Most of the cases were either drug or gun related, or guns and drugs. There was a fairly complicated multi state business bankruptcy case, and a sexual battery case. The latter was federal because it occured in a middle school on a military post.
Twenty three people sat for the jury, and a case was sent to trial by majority vote. All but a handful of cases were unanimous though, or nearly so. We didn’t have the pressure of deciding guilt or innocence. One time though it was very close, twelve to eleven. I was one of the eleven, and thought the police evidence in the drug related charge sounded really iffy. Hopefully the defense at the regular trial was able to jump on that.
Compared to a trial jury we were paid fairly well, $40 a day.

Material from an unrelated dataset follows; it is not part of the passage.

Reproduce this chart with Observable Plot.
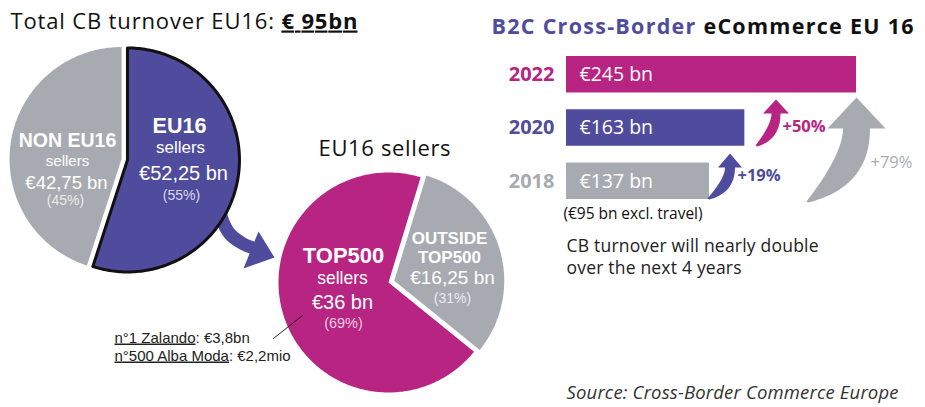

Still, not minimum wage, but more than a trial jury. And my job paid me even though I wasn’t at work. We got mileage and parking. I was lucky because I was called to the jury that sat in Topeka, the others sitting in Wichita and Kansas City, Kansas. I could have had to go there every six weeks! We had a guy who had to drive in from the Colorado border each time. He got, in addition to mileage, meal tickets and a hotel voucher.
If the DA can be manipulated by special interest groups (and the Horn case was in Texas, remember. The public sentiment was quite WITH Horn) then he ahs no business being in the job.
Does Quannel X ring a bell, skipper?
What about The right honorless Shiela Jackson Lee
I’d say those interests in the Horn thing are pretty special, wouldn’t you?